On peut enfin citer le groupe Basque Mondragon, qui a un modèle très original d’entreprise à modèle économique coopératif : fondé en 1941 par un prêtre, il est devenu sous le nom de MCC (essentiellement par croissance externe) un colosse diversifié de 12 Mrds € annuels (le 7e groupe industriel espagnol). Sa branche “industrie” (5,3 Mds €) est à la fois fabriquant de machines-outils et équipementier automobile de Rang 1 ou 2 tout en investissant massivement en R&D dans l’électronique, les énergies renouvelables et l’industrie 4.0 

LES LIMITES DU MODÈLE

Tout n’est naturellement pas rose dans le secteur automobile espagnol, à commencer par la haute sensibilité du marché national aux crises conjoncturelles (2008, 2012, pandémie en 2020). Bien que le niveau de vie des 47 millions d’Espagnols qualifie ce pays pour le groupe des 5 principaux marchés européens, l’amplitude de ses cycles conjoncturels est plus forte qu’en France par exemple.

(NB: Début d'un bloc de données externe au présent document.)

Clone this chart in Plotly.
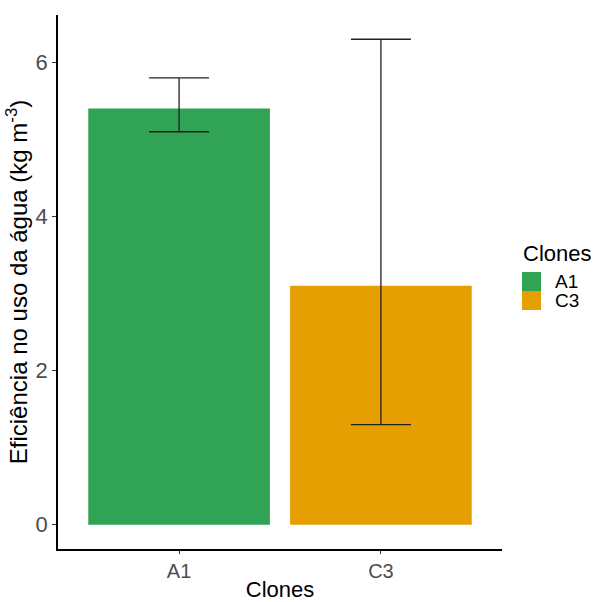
import plotly.graph_objects as go

clones = ["A1", "C3"]
means = [5.4, 3.1]
upper = [5.8, 6.3]
lower = [5.1, 1.3]
colors = ["#31A354", "#E69F00"]
y_ticks = [0, 2, 4, 6]

W, H = 598, 602
ML, MR, MT, MB = 58, 96, 15, 53
PW, PH = W - ML - MR, H - MT - MB

def px_x(px):
    return (px - ML) / PW

def px_y(py):
    return (H - MB - py) / PH

fig = go.Figure()
for c, m, u, l, col in zip(clones, means, upper, lower, colors):
    fig.add_trace(go.Bar(
        x=[c], y=[m], name=c, width=0.9, showlegend=False,
        marker=dict(color=col, line=dict(width=0)),
        error_y=dict(type="data", symmetric=False, array=[u - m], arrayminus=[m - l],
                     color="#222222", thickness=1.3, width=30),
    ))

# legend (drawn as shapes + text annotations)
shapes = []
annotations = [dict(text="Clones", xref="paper", yref="paper", x=px_x(521), y=px_y(253),
                    xanchor="left", yanchor="middle", showarrow=False,
                    font=dict(size=22, color="black"))]
key = 19
top0 = 272
for i, (c, col) in enumerate(zip(clones, colors)):
    t = top0 + i * key
    shapes.append(dict(type="rect", xref="paper", yref="paper",
                       x0=px_x(522), x1=px_x(522 + key), y0=px_y(t), y1=px_y(t + key),
                       fillcolor=col, line=dict(width=0)))
    annotations.append(dict(text=c, xref="paper", yref="paper", x=px_x(553), y=px_y(t + key / 2),
                            xanchor="left", yanchor="middle", showarrow=False,
                            font=dict(size=19, color="black")))

fig.update_layout(
    width=W, height=H,
    margin=dict(l=ML, r=MR, t=MT, b=MB),
    paper_bgcolor="white", plot_bgcolor="white",
    barmode="overlay",
    font=dict(family="Liberation Sans, Arial, sans-serif", color="black"),
    showlegend=False,
    shapes=shapes, annotations=annotations,
    xaxis=dict(
        type="category", categoryorder="array", categoryarray=clones,
        range=[-0.6, 1.6], automargin=False,
        showline=True, linecolor="black", linewidth=1.5,
        ticks="outside", ticklen=3, tickcolor="#333333",
        tickfont=dict(size=20, color="#4D4D4D"),
        title=dict(text="Clones", font=dict(size=22, color="black"), standoff=6),
        showgrid=False, zeroline=False,
    ),
    yaxis=dict(
        range=[-0.315, 6.615], automargin=False,
        tickvals=y_ticks, ticktext=[str(v) for v in y_ticks],
        showline=True, linecolor="black", linewidth=1.5,
        ticks="outside", ticklen=4, tickcolor="#333333",
        tickfont=dict(size=22, color="#4D4D4D"),
        title=dict(text="Eficiência no uso da água (kg m<sup>-3</sup>)",
                   font=dict(size=24, color="black"), standoff=1),
        showgrid=False, zeroline=False,
    ),
)

fig.write_html("out.html")
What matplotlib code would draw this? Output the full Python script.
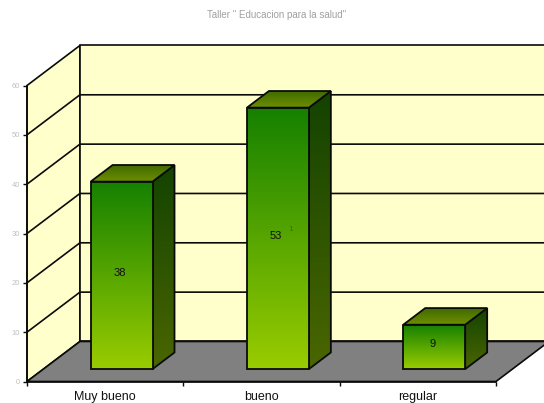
import matplotlib
matplotlib.use('Agg')
import matplotlib.pyplot as plt
import numpy as np
from matplotlib.colors import LinearSegmentedColormap
from matplotlib.patches import Polygon

plt.rcParams['font.family'] = ['Liberation Sans', 'DejaVu Sans']

# data
categories = ['Muy bueno', 'bueno', 'regular']
values = [38, 53, 9]
y_ticks = [0, 10, 20, 30, 40, 50, 60]
title = 'Taller " Educacion para la salud"'

# fake 3d: one unit of depth moves this far on the front plane
dx_depth = 53 / 156.5
dy_depth = 40 / 4.93
bar_width = 0.396
bar_d0 = 0.31
bar_d1 = 0.725


def proj(x, v, d=0.0):
    return x + d * dx_depth, v + d * dy_depth


fig = plt.figure(figsize=(5.44, 4.03), dpi=100)
ax = fig.add_axes([27 / 544, (403 - 381.5) / 403, 469 / 544, 296 / 403])
ax.patch.set_visible(False)

wall = '#ffffcc'
edge = '#0a0a0a'


def face(points, c_top, c_bottom, z):
    # polygon filled with a vertical gradient, black outline
    xs = [p[0] for p in points]
    ys = [p[1] for p in points]
    cmap = LinearSegmentedColormap.from_list('g', [c_top, c_bottom])
    im = ax.imshow(np.linspace(0, 1, 128).reshape(-1, 1), cmap=cmap, aspect='auto',
                   extent=[min(xs), max(xs), min(ys), max(ys)], origin='upper', zorder=z)
    pg = Polygon(points, closed=True, fc='none', ec=edge, lw=1.3, zorder=z + 0.1, clip_on=False)
    ax.add_patch(pg)
    im.set_clip_path(pg)
    im.set_clip_on(True)


# walls and floor
ntop = max(y_ticks)
nx = len(categories)
ax.add_patch(Polygon([proj(0, 0), proj(0, 0, 1), proj(0, ntop, 1), proj(0, ntop)],
                     fc=wall, ec=edge, lw=1.2, zorder=1, clip_on=False))
ax.add_patch(Polygon([proj(0, 0, 1), proj(nx, 0, 1), proj(nx, ntop, 1), proj(0, ntop, 1)],
                     fc=wall, ec=edge, lw=1.2, zorder=1, clip_on=False))
ax.add_patch(Polygon([proj(0, 0), proj(nx, 0), proj(nx, 0, 1), proj(0, 0, 1)],
                     fc='#808080', ec=edge, lw=1.2, zorder=2, clip_on=False))

# grid
for t in y_ticks[1:-1]:
    x0, y0 = proj(0, t)
    x1, y1 = proj(0, t, 1)
    x2, y2 = proj(nx, t, 1)
    ax.plot([x0, x1, x2], [y0, y1, y2], color=edge, lw=1.2, zorder=1.5, clip_on=False)

# bars
for i, v in enumerate(values):
    left = i + 0.5 - bar_width / 2
    right = i + 0.5 + bar_width / 2
    front = [proj(left, 0, bar_d0), proj(right, 0, bar_d0), proj(right, v, bar_d0), proj(left, v, bar_d0)]
    side = [proj(right, 0, bar_d0), proj(right, 0, bar_d1), proj(right, v, bar_d1), proj(right, v, bar_d0)]
    top = [proj(left, v, bar_d0), proj(right, v, bar_d0), proj(right, v, bar_d1), proj(left, v, bar_d1)]
    face(side, '#134300', '#4a6600', 3 + i)
    face(top, '#3f6a00', '#6f8f00', 3.3 + i)
    face(front, '#158000', '#99cc00', 3.6 + i)
    cx, cy = proj(i + 0.5, v / 2, bar_d0)
    ax.text(cx - 0.012, cy + 0.5, str(v), ha='center', va='center', fontsize=8, color='#111111', zorder=8)

# stray mark next to the 53 label
ax.text(1.69, 30.8, '1', ha='center', va='center', fontsize=6, color='#3f7000', zorder=8)

ax.set_xlim(0, nx)
ax.set_ylim(0, ntop)
ax.set_yticks(y_ticks)
ax.set_xticks(range(nx + 1))
ax.set_xticklabels([])
ax.set_xticks(np.arange(nx) + 0.5, minor=True)
ax.set_xticklabels(categories, minor=True, fontsize=9, color='#111111')
ax.tick_params(axis='x', which='minor', length=0, pad=7)
ax.tick_params(axis='x', which='major', length=3, width=1, color=edge)
ax.tick_params(axis='y', length=3, width=1, color=edge, labelsize=5.5, labelcolor='#c0c0c0', pad=2)
for s in ['top', 'right']:
    ax.spines[s].set_visible(False)
for s in ['left', 'bottom']:
    ax.spines[s].set_linewidth(1.2)
    ax.spines[s].set_color(edge)
    ax.spines[s].set_zorder(9)

fig.text(277 / 544, 1 - 15 / 403, title, ha='center', va='center', fontsize=7, color='#a0a0a0')

fig.savefig('out.png', dpi=100)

De plus, même si la base industrielle constructeur et fournisseur est particulièrement développée en Espagne au titre de la production, peu de groupes mondiaux, que ce soit OEM ou Rang 1, y ont localisé une part significative de leur R&D. Par exemple, Renault dispose d’équipes ingénierie en Espagne pour accompagner le développement et l’industrialisation des nouveaux projets locaux (une partie du “D”), mais le cœur du développement et la recherche amont (le “R”) demeure dans les sites ingénierie corporate comme le Technocentre de Guyancourt.

Derrière ce rôle dévolu à l’écosystème espagnol d’un acteur majeur en fabrication, y compris dans des domaines à haute valeur ajoutée, mais sans la même force en ingénierie, il y a aujourd’hui une absence d’acteurs espagnols de tout premier plan, OEM ou équipementier, comme on peut retrouver en Allemagne, France ou en Italie, capables d’entrainer toute une filière.

Cette restriction n’enlève toutefois rien au constat d’une réussite stratégique probante, celle de la construction en 30 ans d’une filière industrielle nationale complète, aux structures de coûts performantes au sein de l’Union Européenne, et à la chaîne de valeur fortement intégrée. 

L’Espagne dispose d’un solide réseau d’équipementiers de taille PME et ETI, comme Gestamp. Ce spécialiste de l’emboutissage réalise un CA annuel de 8 Mrds€ et est aujourd’hui un leader européen voire mondial de sa spécialité.